If anything, Schwarzman is a product of what Henry Kravis, Kohlberg Kravis Roberts & Co. co-founder and hardly a pauper himself, dubs "private equity's golden era." Thanks to leverage with a capital L, that seemingly inexhaustible supply of cheap credit to finance buyouts, profits from realizations have flowed into countless pockets: CEOs, sponsors, lenders, bankers, advisers, limited partners and, one could argue, teachers and other state employees.

Profits are what it's all about. Which brings us to our annual Private Equity Deals of the Year. As with previous selections, our standard quest for the best return multiples on exits remains the overarching goal. There were admittedly plenty of those in the past 12 months. But we try to balance that with an attempt to shed light on the various elements that make some deals wildly successful. This year's choices mirror the changing buyout landscape, though not to the exclusion of the more traditional block-and-tackle stratagems that persist even in today's debt-hungry dealmaking.

This has been one of the giddiest sellers' markets in recent memory, and what better sign of the times than Blackstone's IPO? It wasn't exactly unprecedented. Last year, KKR listed a $5 billion fund in Amsterdam, an event that was also preceded by Ripplewood Holdings LLC's float of RHJ International SA in Brussels. Earlier this year, Fortress Investment Group LLC, a New York private equity and hedge fund manager, pulled off a U.S. listing successfully, followed by a unique private market offering by Los Angeles-based Oaktree Capital Management LLC. But Blackstone raised the bar on private-to-public capital raising, and did it with perfect timing and great panache.

Buoyant stock markets also boosted results for other realizations. Energy was prominently represented by Petroplus Holdings AG, whose listing in Switzerland yielded an exceptional return for sponsors Carlyle Group and Riverstone Holdings LLC. In manufacturing, Genstar Capital LLC came up with a gem in Altra Holdings Inc.'s IPO.

Indian outsourcing company WNS (Holdings) Ltd., backed by Warburg Pincus, showed what patience and prescience could do when combined with growth capital. Similarly, proxy adviser Institutional Shareholder Services Inc. rode the corporate governance wave for a dominant role globally. Stellex Aerostructures Inc. correctly predicted a cyclical upturn.
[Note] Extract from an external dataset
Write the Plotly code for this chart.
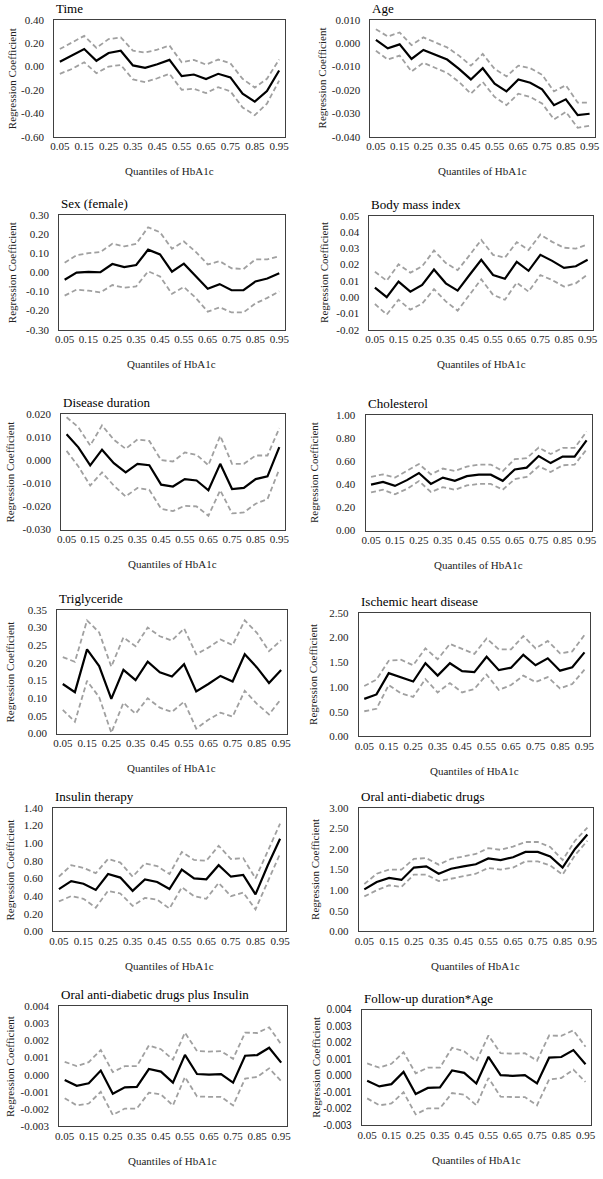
import plotly.graph_objects as go

# quantiles of HbA1c (x categories)
quantiles = [0.05, 0.10, 0.15, 0.20, 0.25, 0.30, 0.35, 0.40, 0.45, 0.50,
             0.55, 0.60, 0.65, 0.70, 0.75, 0.80, 0.85, 0.90, 0.95]
tick_quantiles = [0.05, 0.15, 0.25, 0.35, 0.45, 0.55, 0.65, 0.75, 0.85, 0.95]

# regression coefficient + upper / lower confidence limits
time_coef = [0.042, 0.094, 0.150, 0.050, 0.116, 0.136, 0.010, -0.010, 0.020, 0.057, -0.082, -0.068, -0.107, -0.062, -0.093, -0.232, -0.300, -0.210, -0.034]
time_upper = [0.150, 0.207, 0.263, 0.160, 0.235, 0.250, 0.136, 0.120, 0.145, 0.180, 0.037, 0.057, 0.017, 0.060, 0.028, -0.105, -0.180, -0.105, 0.060]
time_lower = [-0.062, -0.020, 0.037, -0.057, 0.000, 0.014, -0.110, -0.133, -0.100, -0.062, -0.198, -0.190, -0.227, -0.176, -0.212, -0.350, -0.416, -0.317, -0.120]

age_coef = [0.0014, -0.0022, -0.0005, -0.0067, -0.0029, -0.0050, -0.0070, -0.0110, -0.0155, -0.0107, -0.0173, -0.0206, -0.0155, -0.0169, -0.0197, -0.0265, -0.0240, -0.0308, -0.0302]
age_upper = [0.0060, 0.0029, 0.0046, -0.0008, 0.0025, 0.0004, -0.0018, -0.0053, -0.0096, -0.0046, -0.0110, -0.0142, -0.0096, -0.0107, -0.0135, -0.0206, -0.0180, -0.0254, -0.0254]
age_lower = [-0.0032, -0.0070, -0.0053, -0.0121, -0.0084, -0.0107, -0.0127, -0.0166, -0.0216, -0.0166, -0.0230, -0.0265, -0.0216, -0.0230, -0.0258, -0.0326, -0.0294, -0.0362, -0.0353]

sex_coef = [-0.039, -0.002, 0.002, 0.000, 0.043, 0.027, 0.038, 0.118, 0.093, 0.003, 0.045, -0.022, -0.086, -0.062, -0.094, -0.094, -0.048, -0.033, -0.005]
sex_upper = [0.050, 0.089, 0.100, 0.106, 0.149, 0.135, 0.149, 0.235, 0.209, 0.123, 0.161, 0.106, 0.041, 0.058, 0.021, 0.017, 0.067, 0.067, 0.084]
sex_lower = [-0.122, -0.091, -0.096, -0.105, -0.067, -0.081, -0.074, 0.005, -0.022, -0.113, -0.077, -0.134, -0.206, -0.183, -0.210, -0.210, -0.163, -0.134, -0.100]

bmi_coef = [0.0059, 0.0000, 0.0095, 0.0034, 0.0075, 0.0170, 0.0085, 0.0040, 0.0136, 0.0230, 0.0136, 0.0113, 0.0217, 0.0162, 0.0260, 0.0223, 0.0180, 0.0190, 0.0230]
bmi_upper = [0.0156, 0.0101, 0.0202, 0.0150, 0.0190, 0.0287, 0.0210, 0.0166, 0.0257, 0.0352, 0.0260, 0.0243, 0.0338, 0.0290, 0.0385, 0.0340, 0.0304, 0.0298, 0.0324]
bmi_lower = [-0.0042, -0.0107, -0.0016, -0.0077, -0.0040, 0.0049, -0.0026, -0.0083, 0.0014, 0.0110, 0.0014, -0.0016, 0.0089, 0.0034, 0.0136, 0.0105, 0.0065, 0.0085, 0.0140]

dur_coef = [0.0112, 0.0055, -0.0023, 0.0045, -0.0013, -0.0053, -0.0016, -0.0022, -0.0106, -0.0114, -0.0082, -0.0088, -0.0130, -0.0016, -0.0125, -0.0120, -0.0082, -0.0070, 0.0056]
dur_upper = [0.0185, 0.0142, 0.0063, 0.0150, 0.0088, 0.0049, 0.0089, 0.0083, 0.0000, -0.0006, 0.0033, 0.0023, -0.0022, 0.0105, -0.0016, -0.0016, 0.0020, 0.0020, 0.0138]
dur_lower = [0.0040, -0.0027, -0.0110, -0.0053, -0.0110, -0.0157, -0.0120, -0.0128, -0.0210, -0.0220, -0.0197, -0.0200, -0.0240, -0.0130, -0.0230, -0.0226, -0.0188, -0.0168, -0.0039]

chol_coef = [0.397, 0.420, 0.386, 0.436, 0.497, 0.403, 0.458, 0.430, 0.470, 0.483, 0.483, 0.430, 0.528, 0.544, 0.644, 0.583, 0.639, 0.639, 0.780]
chol_upper = [0.464, 0.486, 0.458, 0.514, 0.575, 0.486, 0.536, 0.514, 0.553, 0.570, 0.570, 0.514, 0.617, 0.625, 0.717, 0.661, 0.714, 0.714, 0.855]
chol_lower = [0.330, 0.353, 0.314, 0.360, 0.428, 0.333, 0.375, 0.353, 0.390, 0.403, 0.403, 0.353, 0.444, 0.464, 0.556, 0.506, 0.564, 0.570, 0.700]

trig_coef = [0.140, 0.117, 0.238, 0.191, 0.098, 0.180, 0.151, 0.203, 0.173, 0.161, 0.196, 0.119, 0.140, 0.163, 0.147, 0.224, 0.187, 0.143, 0.180]
trig_upper = [0.216, 0.203, 0.320, 0.286, 0.189, 0.272, 0.247, 0.300, 0.275, 0.263, 0.297, 0.224, 0.243, 0.266, 0.250, 0.320, 0.285, 0.233, 0.264]
trig_lower = [0.067, 0.033, 0.149, 0.103, 0.002, 0.087, 0.056, 0.100, 0.073, 0.061, 0.090, 0.014, 0.039, 0.059, 0.048, 0.121, 0.084, 0.054, 0.098]

ihd_coef = [0.76, 0.85, 1.28, 1.20, 1.11, 1.48, 1.23, 1.48, 1.32, 1.30, 1.61, 1.34, 1.39, 1.65, 1.44, 1.58, 1.33, 1.40, 1.70]
ihd_upper = [1.02, 1.15, 1.53, 1.55, 1.44, 1.78, 1.56, 1.87, 1.77, 1.67, 1.98, 1.76, 1.76, 2.03, 1.78, 1.93, 1.68, 1.72, 2.05]
ihd_lower = [0.51, 0.56, 1.04, 0.87, 0.80, 1.16, 0.89, 1.08, 0.89, 0.96, 1.25, 0.94, 1.04, 1.23, 1.10, 1.20, 0.97, 1.06, 1.35]

ins_coef = [0.48, 0.57, 0.54, 0.47, 0.65, 0.61, 0.46, 0.59, 0.56, 0.48, 0.70, 0.60, 0.59, 0.75, 0.62, 0.64, 0.42, 0.75, 1.05]
ins_upper = [0.62, 0.75, 0.72, 0.66, 0.82, 0.78, 0.62, 0.77, 0.74, 0.65, 0.90, 0.81, 0.80, 0.97, 0.82, 0.83, 0.60, 0.92, 1.22]
ins_lower = [0.34, 0.40, 0.37, 0.27, 0.46, 0.43, 0.29, 0.38, 0.36, 0.26, 0.50, 0.40, 0.37, 0.55, 0.40, 0.44, 0.25, 0.56, 0.88]

oad_coef = [1.02, 1.20, 1.30, 1.25, 1.55, 1.58, 1.40, 1.52, 1.58, 1.63, 1.77, 1.73, 1.80, 1.93, 1.93, 1.82, 1.55, 2.00, 2.35]
oad_upper = [1.15, 1.40, 1.50, 1.50, 1.76, 1.78, 1.62, 1.76, 1.82, 1.88, 2.02, 1.98, 2.06, 2.17, 2.17, 2.05, 1.73, 2.20, 2.52]
oad_lower = [0.85, 1.00, 1.12, 1.08, 1.38, 1.38, 1.22, 1.28, 1.35, 1.40, 1.54, 1.50, 1.55, 1.70, 1.70, 1.60, 1.38, 1.85, 2.20]

oadi_coef = [-0.00030, -0.00064, -0.00050, 0.00024, -0.00110, -0.00073, -0.00070, 0.00033, 0.00018, -0.00046, 0.00115, 0.00004, 0.00000, 0.00004, -0.00046, 0.00110, 0.00114, 0.00156, 0.00070]
oadi_upper = [0.00075, 0.00050, 0.00073, 0.00143, 0.00015, 0.00050, 0.00050, 0.00170, 0.00148, 0.00088, 0.00244, 0.00137, 0.00134, 0.00137, 0.00092, 0.00244, 0.00242, 0.00275, 0.00176]
oadi_lower = [-0.00136, -0.00178, -0.00167, -0.00099, -0.00233, -0.00196, -0.00196, -0.00104, -0.00114, -0.00178, -0.00013, -0.00126, -0.00128, -0.00128, -0.00178, -0.00022, -0.00013, 0.00037, -0.00037]

fu_coef = [-0.00030, -0.00064, -0.00050, 0.00024, -0.00110, -0.00073, -0.00070, 0.00033, 0.00018, -0.00046, 0.00115, 0.00004, 0.00000, 0.00004, -0.00046, 0.00110, 0.00114, 0.00156, 0.00070]
fu_upper = [0.00075, 0.00050, 0.00073, 0.00143, 0.00015, 0.00050, 0.00050, 0.00170, 0.00148, 0.00088, 0.00244, 0.00137, 0.00134, 0.00137, 0.00092, 0.00244, 0.00242, 0.00275, 0.00176]
fu_lower = [-0.00136, -0.00178, -0.00167, -0.00099, -0.00233, -0.00196, -0.00196, -0.00104, -0.00114, -0.00178, -0.00013, -0.00126, -0.00128, -0.00128, -0.00178, -0.00022, -0.00013, 0.00037, -0.00037]

# title, coef, upper, lower, y min, y max, y step, decimals
PANELS = [
    ("Time", time_coef, time_upper, time_lower, -0.6, 0.4, 0.2, 2),
    ("Age", age_coef, age_upper, age_lower, -0.04, 0.01, 0.01, 3),
    ("Sex (female)", sex_coef, sex_upper, sex_lower, -0.3, 0.3, 0.1, 2),
    ("Body mass index", bmi_coef, bmi_upper, bmi_lower, -0.02, 0.05, 0.01, 2),
    ("Disease duration", dur_coef, dur_upper, dur_lower, -0.03, 0.02, 0.01, 3),
    ("Cholesterol", chol_coef, chol_upper, chol_lower, 0.0, 1.0, 0.2, 2),
    ("Triglyceride", trig_coef, trig_upper, trig_lower, 0.0, 0.35, 0.05, 2),
    ("Ischemic heart disease", ihd_coef, ihd_upper, ihd_lower, 0.0, 2.5, 0.5, 2),
    ("Insulin therapy", ins_coef, ins_upper, ins_lower, 0.0, 1.4, 0.2, 2),
    ("Oral anti-diabetic drugs", oad_coef, oad_upper, oad_lower, 0.0, 3.0, 0.5, 2),
    ("Oral anti-diabetic drugs plus Insulin", oadi_coef, oadi_upper, oadi_lower, -0.003, 0.004, 0.001, 3),
    ("Follow-up duration*Age", fu_coef, fu_upper, fu_lower, -0.003, 0.004, 0.001, 3),
]

# plot boxes in pixels: left, right, top, bottom ; plus x of the y-axis title
BOXES = [
    (51, 285, 14, 132), (372, 600, 14, 132),
    (56, 285, 211, 327), (371, 598, 212, 327),
    (58, 285, 412, 529), (367, 597, 413, 530),
    (54, 287, 610, 735), (360, 595, 613, 738),
    (50, 286, 810, 935), (360, 598, 810, 935),
    (56, 287, 1010, 1132), (363, 596, 1014, 1131),
]
YTITLE_X = [8, 323, 8, 325, 6, 314, 6, 313, 6, 315, 6, 316]

W, H = 603, 1179
FONT = "Liberation Serif"
GREY = "#a0a0a0"

fig = go.Figure()
annotations = []
pad = 0.023

for i, (title, coef, upper, lower, ymin, ymax, ystep, dec) in enumerate(PANELS):
    n = i + 1
    xa = "x" if n == 1 else "x%d" % n
    ya = "y" if n == 1 else "y%d" % n
    left, right, top, bottom = BOXES[i]

    for vals, color, width, dash in [(upper, GREY, 1.8, "5px,3px"),
                                     (lower, GREY, 1.8, "5px,3px"),
                                     (coef, "black", 2.2, "solid")]:
        fig.add_trace(go.Scatter(x=quantiles, y=vals, mode="lines", xaxis=xa, yaxis=ya,
                                 line=dict(color=color, width=width, dash=dash),
                                 showlegend=False, hoverinfo="skip"))

    # y ticks with plain hyphen minus like the original
    nt = int(round((ymax - ymin) / ystep))
    yvals = [round(ymin + k * ystep, 6) + 0.0 for k in range(nt + 1)]
    ytext = [("%." + str(dec) + "f") % v for v in yvals]
    yfont = dict(family=FONT, size=11, color="#222")
    if n == 12:
        yfont = dict(family="Liberation Sans", size=10, color="#222")

    axkey = "xaxis" if n == 1 else "xaxis%d" % n
    aykey = "yaxis" if n == 1 else "yaxis%d" % n
    fig.layout[axkey] = dict(
        domain=[left / W, right / W], anchor=ya,
        range=[0.05 - pad, 0.95 + pad],
        tickvals=tick_quantiles, ticktext=["%.2f" % q for q in tick_quantiles],
        tickfont=dict(family=FONT, size=11, color="#222"),
        showgrid=False, zeroline=False, showline=True, mirror=True,
        linecolor="#404040", linewidth=1, ticks="", ticklabelstandoff=-1)
    fig.layout[aykey] = dict(
        domain=[1 - bottom / H, 1 - top / H], anchor=xa,
        range=[ymin, ymax], tickvals=yvals, ticktext=ytext, tickfont=yfont,
        showgrid=False, zeroline=False, showline=True, mirror=True,
        linecolor="#404040", linewidth=1, ticks="", ticklabelstandoff=7)

    # panel title
    annotations.append(dict(text=title, x=left / W, y=1 - (top - 2) / H, xref="paper", yref="paper",
                            xanchor="left", yanchor="bottom", showarrow=False,
                            font=dict(family=FONT, size=13, color="black")))
    # axis titles
    annotations.append(dict(text="Quantiles of HbA1c", x=(left + right) / 2 / W, y=1 - (bottom + 35) / H,
                            xref="paper", yref="paper", xanchor="center", yanchor="middle",
                            showarrow=False, font=dict(family=FONT, size=11, color="#222")))
    annotations.append(dict(text="Regression Coefficient", x=YTITLE_X[i] / W, y=1 - (top + bottom) / 2 / H,
                            xref="paper", yref="paper", xanchor="center", yanchor="middle",
                            textangle=-90, showarrow=False, font=dict(family=FONT, size=11, color="#222")))

fig.update_layout(
    width=W, height=H,
    margin=dict(l=0, r=0, t=0, b=0),
    paper_bgcolor="white", plot_bgcolor="white",
    annotations=annotations,
)

# page body has a default 8px margin, drop it so the figure sits at the corner
fig.write_html("out.html", config={"displayModeBar": False},
               post_script="document.body.style.margin='0px';")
Retail, prone to cyclicality, has seen some hits and misses in the past, but catering to the rich proved a profitable niche for upscale apparel maker Hanna Andersson Corp.. Ditto for upscale magazine publisher Modern Luxury Media. Gains galore were also made from the lowly business of bedding retail.

If there's any lingering doubt that financial engineering continues to facilitate enormous profit taking for the industry, consider Avista Capital Partners' dividends from cable operator WideOpenWest Holdings LLC, a deal that stood out for its lofty debt multiples at the outset and the hefty gains the sponsors made in just a little over a year.

But investors may well be advised not to ignore the early signs of market fatigue turning up in large LBO financings. Schwarzman may have put a damper on the party, but there's nothing like a liquidity crisis to sober everyone up quickly.